I guess CDN Aviator is right.  You do know soo much more than all of us who have time in the CF.  I too bow to your greatness.


----------



## aesop081 (17 Jan 2011)

Ah.......the sweet, sweet sound of a toilet flushing........


----------



## Halifax Tar (17 Jan 2011)

FyroniK said:
			
		

> If you refer to my post count as me being 18 years old, or pop into a thread with nothing on topic or useful to say other than trying to insult someone for fun Then quite frankly I would respect a said 18 year old more than yourself. Unfortunate but true.
> 
> What happened to Lead by Example? If everyone replied to everyone else in your manner the world would be a very disgusting place.



Easy tiger. If you don't flesh out your profile a bit people here tend to not take you seriously. If your experienced in the CF in some way then let us know your not that 18 y/o jtftwonijasniper_CoD4 wanna be type... It will go a long way I promise!

Also you were incorrect in your statement about Navy pers deploying to TFK.


----------



## aesop081 (17 Jan 2011)

Halifax Tar said:
			
		

> If your experienced in the CF in some way



He did BMQ last November by the looks of his posts.


----------



## Halifax Tar (17 Jan 2011)

CDN Aviator said:
			
		

> He did BMQ last November by the looks of his posts.



lol Well that is "some" experience but I surmise not enough... lol


----------



## Jager (17 Jan 2011)

CDN Aviator said:
			
		

> He did BMQ last November by the looks of his posts.



Dam, you guys all beat me to the punch.

To the Op, I suggest you stay within your lanes, since you are straying way out of your arcs...


----------



## CombatDoc (18 Jan 2011)

FyroniK said:
			
		

> People that get sent to Afghanistan receive training prior to being deployed...and chances are they were in a combat arms trade if they were being sent there in the first place...


 The first half of this statement is true, and in rebuttal to the second half all I can say is :rofl: :rofl: :rofl:


----------



## ARMY_101 (18 Jan 2011)

CDN Aviator said:
			
		

> Revolutionize training.
> 
> Folks, the lenght of BMQ has been changing for decades.

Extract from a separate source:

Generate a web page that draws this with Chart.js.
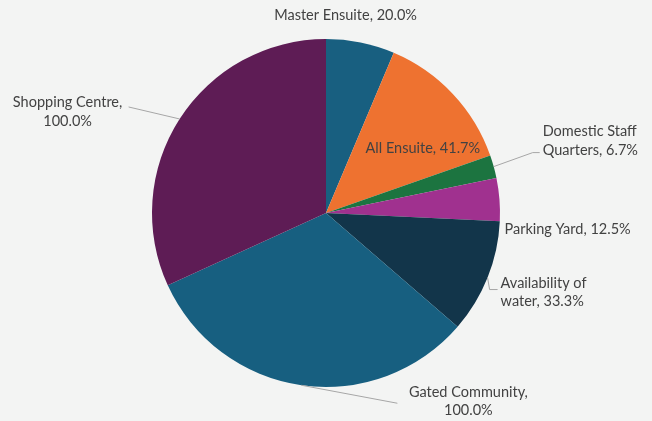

In the end, people still learn the same things. Mine was 10 weeks back in 1993 for example and the platoon afterwards was 8 weeks........
> 
> Not to worry, you will all get the same "full" experience....hats and haircuts included.



Absolutely.  But it might not hurt to ponder why it was changed or see how the changes are implemented.  I think we know the experience changes over time, but for different reasons, and those reasons are (perhaps) worth discussing.


----------



## aesop081 (18 Jan 2011)

ARMY_101 said:
			
		

> Absolutely.  But it might not hurt to ponder why it was changed or see how the changes are implemented.  I think we know the experience changes over time, but for different reasons, and those reasons are (perhaps) worth discussing.



ok.......

This started with "heard" and "apparently"............not exactly a hallmark of reliability.

Again, who cares ? Basic training is exactly that, basic. Its primary purpose is indoctrination in how we do things. 10 weeks or 13 is irrelevant. Its been done in as little as 8 weeks in the not-so-distant past. The meat of what makes a CF member able to do his job is done at another stage of training.


----------



## FyroniK (18 Jan 2011)

CDN Aviator said:
			
		

> ok.......
> 
> This started with "heard" and "apparently"............not exactly a hallmark of reliability.
> 
> Again, who cares ? Basic training is exactly that, basic. Its primary purpose is indoctrination in how we do things. 10 weeks or 13 is irrelevant. Its been done in as little as 8 weeks in the not-so-distant past. The meat of what makes a CF member able to do his job is done at another stage of training.



It was a question, but people only come here to go off topic and insult rather than to discuss.


----------



## Scott (18 Jan 2011)

Then be the bigger person and STOP.

Only warning. 

There is plenty of perfectly valid discussion and even questioning on this board - within reason. There is also a whole lot of folks who cannot get over themselves and have to have the last word. These people also make accusations about there only being people coming here to go off topic and insult rather than discuss...but anyhoo.


----------



## MasterInstructor (21 Jan 2011)

Maybe it does not matter to a SGT how long BMQ is but it matters a lot to a new recruit/applicant, it matters a lot... I was there a year ago...

Edit: Added coma


----------



## Nauticus (21 Jan 2011)

CDN Aviator said:
			
		

> ok.......
> 
> This started with "heard" and "apparently"............not exactly a hallmark of reliability.
> 
> Again, who cares ? Basic training is exactly that, basic. Its primary purpose is indoctrination in how we do things. 10 weeks or 13 is irrelevant. Its been done in as little as 8 weeks in the not-so-distant past. The meat of what makes a CF member able to do his job is done at another stage of training.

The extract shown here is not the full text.